Abstract: Multi-omics datasets promise to revolutionize biomedical research, providing insight into the coordination of molecular processes that cannot be inferred from any single omics type in isolation. However, methods for the integration of such data are currently lacking. Here, we introduce Multi-set Correlation and Factor Analysis (MCFA), an unsupervised data integration method that generalizes canonical correlation analysis and enables fast inference of shared and private factors in multi-modal data. MCFA is specifically designed to overcome challenges that are common with genomics data such as high data dimensionality and the unknown contributions of dataset-specific technical factors. We used MCFA to integrate methylation markers, protein expression, RNA expression, and metabolite levels in 614 samples from the MESA cohort analyzed in the TOPMed multi-omics pilot. We found extensive sharing across modalities: 30% of the total variance in protein expression is explained by the shared space, and 17% for RNA expression. We observed that samples cluster strongly by race in the shared space, even with the absence of genetic information. Building on this, we used linear modeling to determine variance in sample metadata explained by the shared space. The shared space captures 79% of the variance in race, 97% of the variance in sex, and 57% of the variance in age, while additionally capturing effects of cell-type composition, air quality, inflammatory biomarkers, and more.
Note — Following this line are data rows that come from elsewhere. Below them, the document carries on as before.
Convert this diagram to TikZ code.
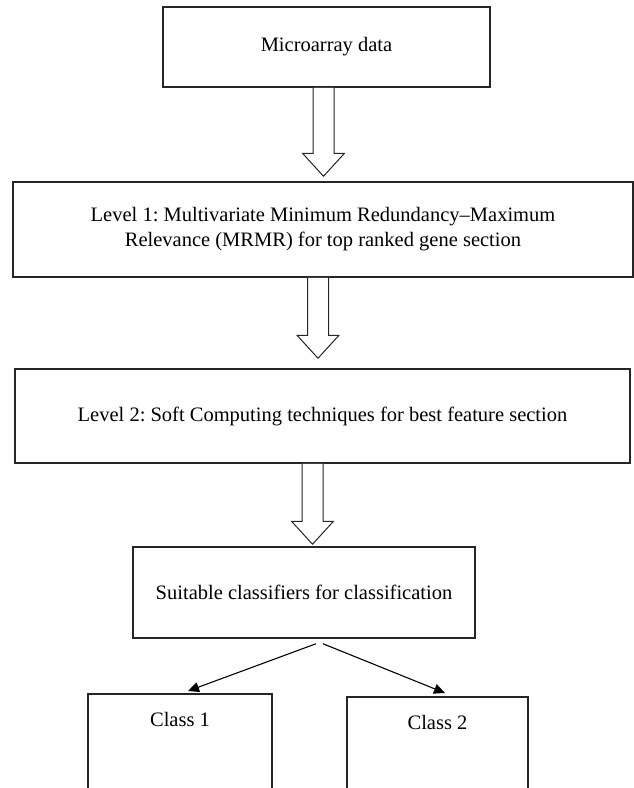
\documentclass[tikz,border=0pt]{standalone}
\usepackage{fontspec}
\setmainfont{Liberation Serif}
\usetikzlibrary{arrows.meta,calc}
\frenchspacing

% hollow block arrow: x shift, gap above target, from node, to node
\newcommand{\blockarrow}[4]{%
  \draw[hollow] let \p1=(#3.south), \p2=(#4.north) in
    ({\x1+(#1-10.5)*1pt},\y1) -- ({\x1+(#1-10.5)*1pt},{\y2+(#2+23)*1pt})
    -- ({\x1+(#1-21)*1pt},{\y2+(#2+23)*1pt}) -- ({\x1+#1*1pt},{\y2+#2*1pt})
    -- ({\x1+(#1+21)*1pt},{\y2+(#2+23)*1pt}) -- ({\x1+(#1+10.5)*1pt},{\y2+(#2+23)*1pt})
    -- ({\x1+(#1+10.5)*1pt},\y1);
}

\begin{document}
\begin{tikzpicture}[x=1pt, y=-1pt,
      every node/.append style={font=\fontsize{20.5}{25}\selectfont\frenchspacing},
      stage/.style={draw=black!85, line width=1.5pt, align=center, inner sep=0pt},
      classbox/.style={draw=black!85, line width=1.5pt, inner sep=0pt, text height=33pt, anchor=north},
      hollow/.style={draw=black!85, line width=1pt, fill=white},
      link/.style={line width=1.1pt, -{Triangle[length=11pt, width=10pt]}}]
    \useasboundingbox (0,0) rectangle (634,788);
    \node (micro) [stage, minimum width=327pt, minimum height=80pt] at (326.5,47) {Microarray data};
    \node (mrmr) [stage, minimum width=620pt, minimum height=95pt] at (323,229.5)
      {Level 1: Multivariate Minimum Redundancy--Maximum\\Relevance (MRMR) for top ranked gene section};
    \node (soft) [stage, minimum width=615pt, minimum height=94pt] at (322.5,416)
      {Level 2: Soft Computing techniques for best feature section};
    \node (suit) [stage, minimum width=342pt, minimum height=91pt] at (304,592.5)
      {Suitable classifiers for classification};
    \node (cls1) [classbox, minimum width=184pt, text depth=62pt] at (180,693) {Class 1};
    \node (cls2) [classbox, minimum width=181pt, text depth=59pt] at (437.5,696) {Class 2};

    \blockarrow{-3}{5}{micro}{mrmr}
    \blockarrow{-5}{10}{mrmr}{soft}
    \blockarrow{-10}{2}{soft}{suit}

    \draw[link] ([shift={(12pt,-5pt)}]suit.south) -- ([shift={(8pt,2pt)}]cls1.north);
    \draw[link] ([shift={(19pt,-5pt)}]suit.south) -- ([shift={(7.5pt,3pt)}]cls2.north);
  \end{tikzpicture}
\end{document}
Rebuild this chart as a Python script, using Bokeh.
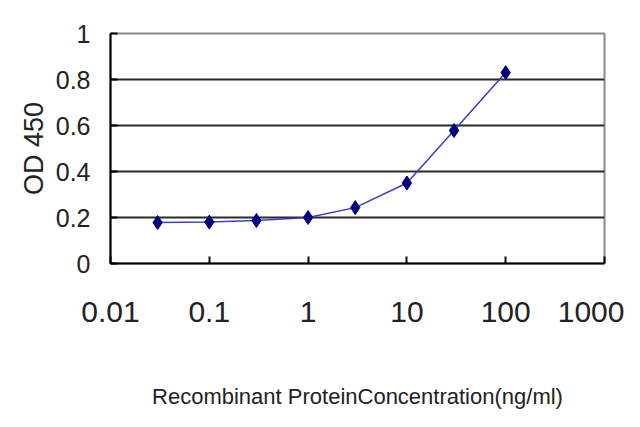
from bokeh.plotting import figure
from bokeh.models import FixedTicker, Range1d
from bokeh.embed import file_html
from bokeh.resources import INLINE

conc = [0.03, 0.1, 0.3, 1, 3, 10, 30, 100]
od450 = [0.178, 0.18, 0.187, 0.2, 0.243, 0.35, 0.578, 0.83]
x_ticks = [0.01, 0.1, 1, 10, 100, 1000]
x_tick_labels = ["0.01", "0.1", "1", "10", "100", "1000"]
y_ticks = [0, 0.2, 0.4, 0.6, 0.8, 1.0]
y_tick_labels = ["0", "0.2", "0.4", "0.6", "0.8", "1"]

FONT = "Liberation Sans"

p = figure(width=624, height=411, x_axis_type="log", output_backend="svg",
           toolbar_location=None, x_range=Range1d(0.01, 1000), y_range=Range1d(0, 1),
           min_border_left=110, min_border_top=33, min_border_right=20, min_border_bottom=148)
p.background_fill_color = "white"
p.border_fill_color = "white"
p.outline_line_color = "#8a8a8a"
p.outline_line_width = 2

p.xgrid.grid_line_color = None
p.ygrid.grid_line_color = "#2a2a2a"
p.ygrid.grid_line_width = 2
p.ygrid.ticker = FixedTicker(ticks=y_ticks)

p.xaxis.ticker = FixedTicker(ticks=x_ticks, minor_ticks=[])
p.xaxis.major_label_overrides = {t: l for t, l in zip(x_ticks, x_tick_labels)}
p.yaxis.ticker = FixedTicker(ticks=y_ticks, minor_ticks=[])
p.yaxis.major_label_overrides = {t: l for t, l in zip(y_ticks, y_tick_labels)}

for ax in (p.xaxis[0], p.yaxis[0]):
    ax.axis_line_color = "black"
    ax.axis_line_width = 2
    ax.major_tick_line_color = "black"
    ax.major_tick_line_width = 2
    ax.major_tick_in = 7
    ax.major_tick_out = 0
    ax.minor_tick_line_color = None
    ax.major_label_text_font = FONT
    ax.axis_label_text_font = FONT
    ax.axis_label_text_font_style = "normal"
    ax.major_label_text_color = "#222222"
    ax.axis_label_text_color = "#222222"

p.xaxis.major_label_text_font_size = "30px"
p.xaxis.major_label_standoff = 38
p.xaxis.axis_label = "Recombinant ProteinConcentration(ng/ml)"
p.xaxis.axis_label_text_font_size = "22px"
p.xaxis.axis_label_standoff = 59

p.yaxis.major_label_text_font_size = "25px"
p.yaxis.major_label_standoff = 20
p.yaxis.axis_label = "OD 450"
p.yaxis.axis_label_text_font_size = "27px"
p.yaxis.axis_label_standoff = 4

p.line(conc, od450, line_color="#3c3cc8", line_width=1.5)
p.scatter(conc, od450, marker="diamond", size=14, fill_color="#000080", line_color="#000080")

open("out.html", "w").write(file_html(p, INLINE))
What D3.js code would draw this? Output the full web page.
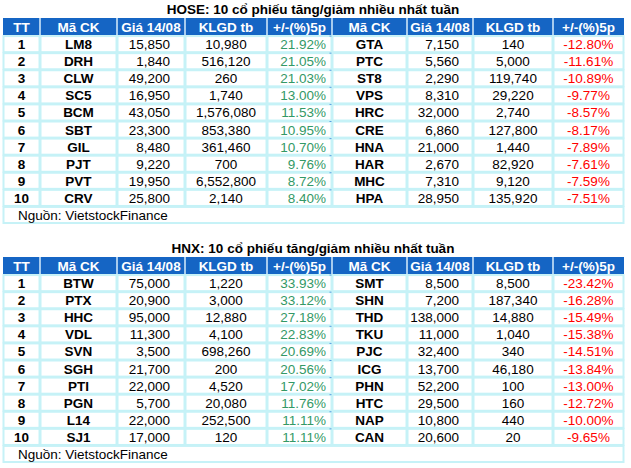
<!DOCTYPE html>
<html>
<head>
<meta charset="utf-8">
<script src="https://cdn.jsdelivr.net/npm/d3@7"></script>
<style>
  body { margin: 0; background: #fff; }
  text { font-family: "Liberation Sans", Arial, sans-serif; }
</style>
</head>
<body>
<div id="chart-area"></div>
<script>
// header labels
const headers = ["TT", "Mã CK", "Giá 14/08", "KLGD tb", "+/-(%)5p", "Mã CK", "Giá 14/08", "KLGD tb", "+/-(%)5p"];
const ranks = [1, 2, 3, 4, 5, 6, 7, 8, 9, 10];

// HOSE
const hoseUpCodes = ["LM8", "DRH", "CLW", "SC5", "BCM", "SBT", "GIL", "PJT", "PVT", "CRV"];
const hoseUpPrice = ["15,850", "1,840", "49,200", "16,950", "43,050", "23,300", "8,480", "9,220", "19,950", "25,800"];
const hoseUpVol = ["10,980", "516,120", "260", "1,740", "1,576,080", "853,380", "361,460", "700", "6,552,800", "2,140"];
const hoseUpPct = ["21.92%", "21.05%", "21.03%", "13.00%", "11.53%", "10.95%", "10.70%", "9.76%", "8.72%", "8.40%"];
const hoseDownCodes = ["GTA", "PTC", "ST8", "VPS", "HRC", "CRE", "HNA", "HAR", "MHC", "HPA"];
const hoseDownPrice = ["7,150", "5,560", "2,290", "8,310", "32,000", "6,860", "21,000", "2,670", "7,310", "28,950"];
const hoseDownVol = ["140", "5,000", "119,740", "29,220", "2,740", "127,800", "1,440", "82,920", "9,120", "135,920"];
const hoseDownPct = ["-12.80%", "-11.61%", "-10.89%", "-9.77%", "-8.57%", "-8.17%", "-7.89%", "-7.61%", "-7.59%", "-7.51%"];

// HNX
const hnxUpCodes = ["BTW", "PTX", "HHC", "VDL", "SVN", "SGH", "PTI", "PGN", "L14", "SJ1"];
const hnxUpPrice = ["75,000", "20,900", "95,000", "11,300", "3,500", "21,700", "22,000", "5,700", "22,000", "17,000"];
const hnxUpVol = ["1,220", "3,000", "12,880", "4,100", "698,260", "200", "4,520", "20,080", "252,500", "120"];
const hnxUpPct = ["33.93%", "33.12%", "27.18%", "22.83%", "20.69%", "20.56%", "17.02%", "11.76%", "11.11%", "11.11%"];
const hnxDownCodes = ["SMT", "SHN", "THD", "TKU", "PJC", "ICG", "PHN", "HTC", "NAP", "CAN"];
const hnxDownPrice = ["8,500", "7,200", "138,000", "11,000", "32,400", "13,700", "52,200", "29,500", "10,800", "20,600"];
const hnxDownVol = ["8,500", "187,340", "14,880", "1,040", "340", "46,180", "100", "160", "440", "20"];
const hnxDownPct = ["-23.42%", "-16.28%", "-15.49%", "-15.38%", "-14.51%", "-13.84%", "-13.00%", "-12.72%", "-10.00%", "-9.65%"];

const source = "Nguồn: VietstockFinance";

const W = 631, H = 468;
const svg = d3.select("#chart-area").append("svg")
  .attr("width", W)
  .attr("height", H);

// column edges
const edges = [3, 40, 117, 185, 267, 332, 407, 473, 553, 624];
const aligns = ["middle", "middle", "end", "middle", "end", "middle", "end", "middle", "middle"];
const pads = [0, 0, 15, 0, 6, 0, 14, 0, 0];
const bold = [true, true, false, false, false, true, false, false, false];

const blue = "#1565c4", border = "#c6f2f7", green = "#339966", red = "#ff0000";

function textX(i) {
  if (aligns[i] === "middle") return (edges[i] + edges[i + 1]) / 2;
  return edges[i + 1] - pads[i];
}

function drawTable(top, title, cols) {
  const g = svg.append("g").attr("transform", "translate(0," + top + ")");

  g.append("text")
    .attr("x", 313).attr("y", -4)
    .attr("text-anchor", "middle")
    .attr("font-size", 13.5).attr("font-weight", "bold")
    .attr("fill", "#000")
    .text(title);

  const y = d3.scaleBand().domain(["h"].concat(ranks, ["src"])).range([0, 17 * 12.06]).padding(0);

  // header
  g.append("rect").attr("x", edges[0]).attr("y", 0)
    .attr("width", edges[9] - edges[0]).attr("height", y.bandwidth())
    .attr("fill", blue);
  headers.forEach((h, i) => {
    if (i > 0) g.append("line")
      .attr("x1", edges[i]).attr("x2", edges[i])
      .attr("y1", 0).attr("y2", y.bandwidth())
      .attr("stroke", "#d8eefc").attr("stroke-width", 1.5);
    g.append("text")
      .attr("x", (edges[i] + edges[i + 1]) / 2)
      .attr("y", y.bandwidth() / 2 + 5)
      .attr("text-anchor", "middle")
      .attr("font-size", 13.5).attr("font-weight", "bold")
      .attr("fill", "#fff")
      .text(h);
  });

  // body cells
  ranks.forEach((r, ri) => {
    const yy = y(r);
    edges.slice(0, 9).forEach((x0, ci) => {
      g.append("rect")
        .attr("x", x0 + 0.5).attr("y", yy + 1)
        .attr("width", edges[ci + 1] - x0 - 1).attr("height", y.bandwidth() - 1)
        .attr("fill", "#fff").attr("stroke", border).attr("stroke-width", 2);
    });
    cols.forEach((arr, ci) => {
      const val = arr === null ? String(r) : arr[ri];
      let color = "#000";
      if (ci === 4) color = green;
      if (ci === 8) color = red;
      g.append("text")
        .attr("x", textX(ci))
        .attr("y", yy + y.bandwidth() / 2 + 5.5)
        .attr("text-anchor", aligns[ci])
        .attr("font-size", 13.5)
        .attr("font-weight", bold[ci] || ci === 0 ? "bold" : "normal")
        .attr("fill", color)
        .text(val);
    });
    // small blue marker at table split
    g.append("line")
      .attr("x1", edges[5] - 2.5).attr("x2", edges[5] - 0.5)
      .attr("y1", yy + 1).attr("y2", yy + 1)
      .attr("stroke", "#5aa0e0").attr("stroke-width", 1);
  });

  // source row
  const ys = y("src");
  g.append("rect")
    .attr("x", edges[0] + 0.5).attr("y", ys + 1)
    .attr("width", edges[9] - edges[0] - 1).attr("height", y.bandwidth() - 1)
    .attr("fill", "#fff").attr("stroke", border).attr("stroke-width", 2);
  g.append("text")
    .attr("x", 18).attr("y", ys + y.bandwidth() / 2 + 5.5)
    .attr("font-size", 13.5).attr("fill", "#000")
    .text(source);
}

drawTable(18, "HOSE: 10 cổ phiếu tăng/giảm nhiều nhất tuần",
  [null, hoseUpCodes, hoseUpPrice, hoseUpVol, hoseUpPct, hoseDownCodes, hoseDownPrice, hoseDownVol, hoseDownPct]);
drawTable(257, "HNX: 10 cổ phiếu tăng/giảm nhiều nhất tuần",
  [null, hnxUpCodes, hnxUpPrice, hnxUpVol, hnxUpPct, hnxDownCodes, hnxDownPrice, hnxDownVol, hnxDownPct]);
</script>
</body>
</html>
Dataset-private spaces often captured technical features such as sequencing center but also captured residual variation in cell-type composition and, in the case of metabolite data, the month of sample collection. Finally, we integrated whole genome sequencing data by conducting a genome-wide association study of the shared factors. We found enrichment of genetic association with shared factors at known disease GWAS SNPs and eQTLgen trans-eQTLs. Our study provides a foundation and framework for further integrative analysis of ever larger multi-modal genomic datasets.